▸ Work required
Return the whole listing, line for line, without the pictures in it.

— begin —

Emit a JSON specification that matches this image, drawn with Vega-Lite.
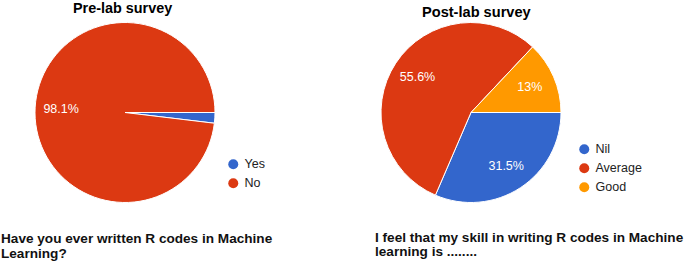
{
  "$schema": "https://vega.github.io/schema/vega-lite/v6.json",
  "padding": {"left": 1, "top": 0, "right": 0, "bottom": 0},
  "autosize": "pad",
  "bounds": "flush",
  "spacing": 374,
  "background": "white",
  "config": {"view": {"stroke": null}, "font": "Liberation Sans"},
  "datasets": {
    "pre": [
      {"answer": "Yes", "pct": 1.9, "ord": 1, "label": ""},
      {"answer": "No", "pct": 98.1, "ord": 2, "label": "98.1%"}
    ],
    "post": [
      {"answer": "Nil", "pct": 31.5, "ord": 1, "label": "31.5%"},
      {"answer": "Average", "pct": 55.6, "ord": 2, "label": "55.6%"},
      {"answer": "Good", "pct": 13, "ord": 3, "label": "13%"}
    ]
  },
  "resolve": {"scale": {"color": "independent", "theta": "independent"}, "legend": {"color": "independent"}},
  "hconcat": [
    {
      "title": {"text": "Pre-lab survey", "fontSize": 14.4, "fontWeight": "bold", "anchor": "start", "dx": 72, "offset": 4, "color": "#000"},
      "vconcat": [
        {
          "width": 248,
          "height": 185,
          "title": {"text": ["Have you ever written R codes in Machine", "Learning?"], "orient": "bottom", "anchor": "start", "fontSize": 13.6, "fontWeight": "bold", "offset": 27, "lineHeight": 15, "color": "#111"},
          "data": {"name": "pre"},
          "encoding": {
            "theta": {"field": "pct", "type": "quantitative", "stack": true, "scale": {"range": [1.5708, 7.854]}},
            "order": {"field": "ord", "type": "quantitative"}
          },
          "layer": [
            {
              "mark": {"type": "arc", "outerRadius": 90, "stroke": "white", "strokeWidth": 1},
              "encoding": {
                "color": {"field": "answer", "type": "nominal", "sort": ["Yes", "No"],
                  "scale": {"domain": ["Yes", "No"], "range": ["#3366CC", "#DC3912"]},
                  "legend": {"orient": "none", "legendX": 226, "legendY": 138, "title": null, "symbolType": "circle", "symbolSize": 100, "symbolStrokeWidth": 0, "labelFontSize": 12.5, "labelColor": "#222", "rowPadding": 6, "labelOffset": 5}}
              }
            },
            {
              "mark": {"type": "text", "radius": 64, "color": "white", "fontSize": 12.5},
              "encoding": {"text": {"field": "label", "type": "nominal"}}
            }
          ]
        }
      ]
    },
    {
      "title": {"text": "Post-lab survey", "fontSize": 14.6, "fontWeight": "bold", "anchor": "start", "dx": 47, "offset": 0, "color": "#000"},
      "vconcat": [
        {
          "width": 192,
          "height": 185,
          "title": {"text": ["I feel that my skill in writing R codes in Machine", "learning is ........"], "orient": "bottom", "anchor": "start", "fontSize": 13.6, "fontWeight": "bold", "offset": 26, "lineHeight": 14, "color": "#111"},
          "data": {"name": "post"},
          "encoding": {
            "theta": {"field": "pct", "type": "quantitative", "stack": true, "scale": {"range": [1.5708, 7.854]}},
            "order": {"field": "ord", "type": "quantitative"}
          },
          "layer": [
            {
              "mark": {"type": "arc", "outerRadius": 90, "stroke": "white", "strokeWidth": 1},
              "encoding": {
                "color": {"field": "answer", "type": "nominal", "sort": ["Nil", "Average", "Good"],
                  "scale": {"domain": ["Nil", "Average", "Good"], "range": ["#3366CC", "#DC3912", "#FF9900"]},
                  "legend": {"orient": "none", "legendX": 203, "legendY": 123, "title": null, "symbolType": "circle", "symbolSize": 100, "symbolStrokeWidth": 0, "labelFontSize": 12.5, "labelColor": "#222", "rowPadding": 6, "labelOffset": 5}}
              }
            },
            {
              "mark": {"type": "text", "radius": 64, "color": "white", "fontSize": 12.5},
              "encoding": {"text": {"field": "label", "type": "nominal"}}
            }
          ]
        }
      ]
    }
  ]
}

— end —

▸ Solution for this exercise
Emit a JSON specification that matches this image, drawn with Vega-Lite.
{
  "$schema": "https://vega.github.io/schema/vega-lite/v6.json",
  "padding": {"left": 1, "top": 0, "right": 0, "bottom": 0},
  "autosize": "pad",
  "bounds": "flush",
  "spacing": 374,
  "background": "white",
  "config": {"view": {"stroke": null}, "font": "Liberation Sans"},
  "datasets": {
    "pre": [
      {"answer": "Yes", "pct": 1.9, "ord": 1, "label": ""},
      {"answer": "No", "pct": 98.1, "ord": 2, "label": "98.1%"}
    ],
    "post": [
      {"answer": "Nil", "pct": 31.5, "ord": 1, "label": "31.5%"},
      {"answer": "Average", "pct": 55.6, "ord": 2, "label": "55.6%"},
      {"answer": "Good", "pct": 13, "ord": 3, "label": "13%"}
    ]
  },
  "resolve": {"scale": {"color": "independent", "theta": "independent"}, "legend": {"color": "independent"}},
  "hconcat": [
    {
      "title": {"text": "Pre-lab survey", "fontSize": 14.4, "fontWeight": "bold", "anchor": "start", "dx": 72, "offset": 4, "color": "#000"},
      "vconcat": [
        {
          "width": 248,
          "height": 185,
          "title": {"text": ["Have you ever written R codes in Machine", "Learning?"], "orient": "bottom", "anchor": "start", "fontSize": 13.6, "fontWeight": "bold", "offset": 27, "lineHeight": 15, "color": "#111"},
          "data": {"name": "pre"},
          "encoding": {
            "theta": {"field": "pct", "type": "quantitative", "stack": true, "scale": {"range": [1.5708, 7.854]}},
            "order": {"field": "ord", "type": "quantitative"}
          },
          "layer": [
            {
              "mark": {"type": "arc", "outerRadius": 90, "stroke": "white", "strokeWidth": 1},
              "encoding": {
                "color": {"field": "answer", "type": "nominal", "sort": ["Yes", "No"],
                  "scale": {"domain": ["Yes", "No"], "range": ["#3366CC", "#DC3912"]},
                  "legend": {"orient": "none", "legendX": 226, "legendY": 138, "title": null, "symbolType": "circle", "symbolSize": 100, "symbolStrokeWidth": 0, "labelFontSize": 12.5, "labelColor": "#222", "rowPadding": 6, "labelOffset": 5}}
              }
            },
            {
              "mark": {"type": "text", "radius": 64, "color": "white", "fontSize": 12.5},
              "encoding": {"text": {"field": "label", "type": "nominal"}}
            }
          ]
        }
      ]
    },
    {
      "title": {"text": "Post-lab survey", "fontSize": 14.6, "fontWeight": "bold", "anchor": "start", "dx": 47, "offset": 0, "color": "#000"},
      "vconcat": [
        {
          "width": 192,
          "height": 185,
          "title": {"text": ["I feel that my skill in writing R codes in Machine", "learning is ........"], "orient": "bottom", "anchor": "start", "fontSize": 13.6, "fontWeight": "bold", "offset": 26, "lineHeight": 14, "color": "#111"},
          "data": {"name": "post"},
          "encoding": {
            "theta": {"field": "pct", "type": "quantitative", "stack": true, "scale": {"range": [1.5708, 7.854]}},
            "order": {"field": "ord", "type": "quantitative"}
          },
          "layer": [
            {
              "mark": {"type": "arc", "outerRadius": 90, "stroke": "white", "strokeWidth": 1},
              "encoding": {
                "color": {"field": "answer", "type": "nominal", "sort": ["Nil", "Average", "Good"],
                  "scale": {"domain": ["Nil", "Average", "Good"], "range": ["#3366CC", "#DC3912", "#FF9900"]},
                  "legend": {"orient": "none", "legendX": 203, "legendY": 123, "title": null, "symbolType": "circle", "symbolSize": 100, "symbolStrokeWidth": 0, "labelFontSize": 12.5, "labelColor": "#222", "rowPadding": 6, "labelOffset": 5}}
              }
            },
            {
              "mark": {"type": "text", "radius": 64, "color": "white", "fontSize": 12.5},
              "encoding": {"text": {"field": "label", "type": "nominal"}}
            }
          ]
        }
      ]
    }
  ]
}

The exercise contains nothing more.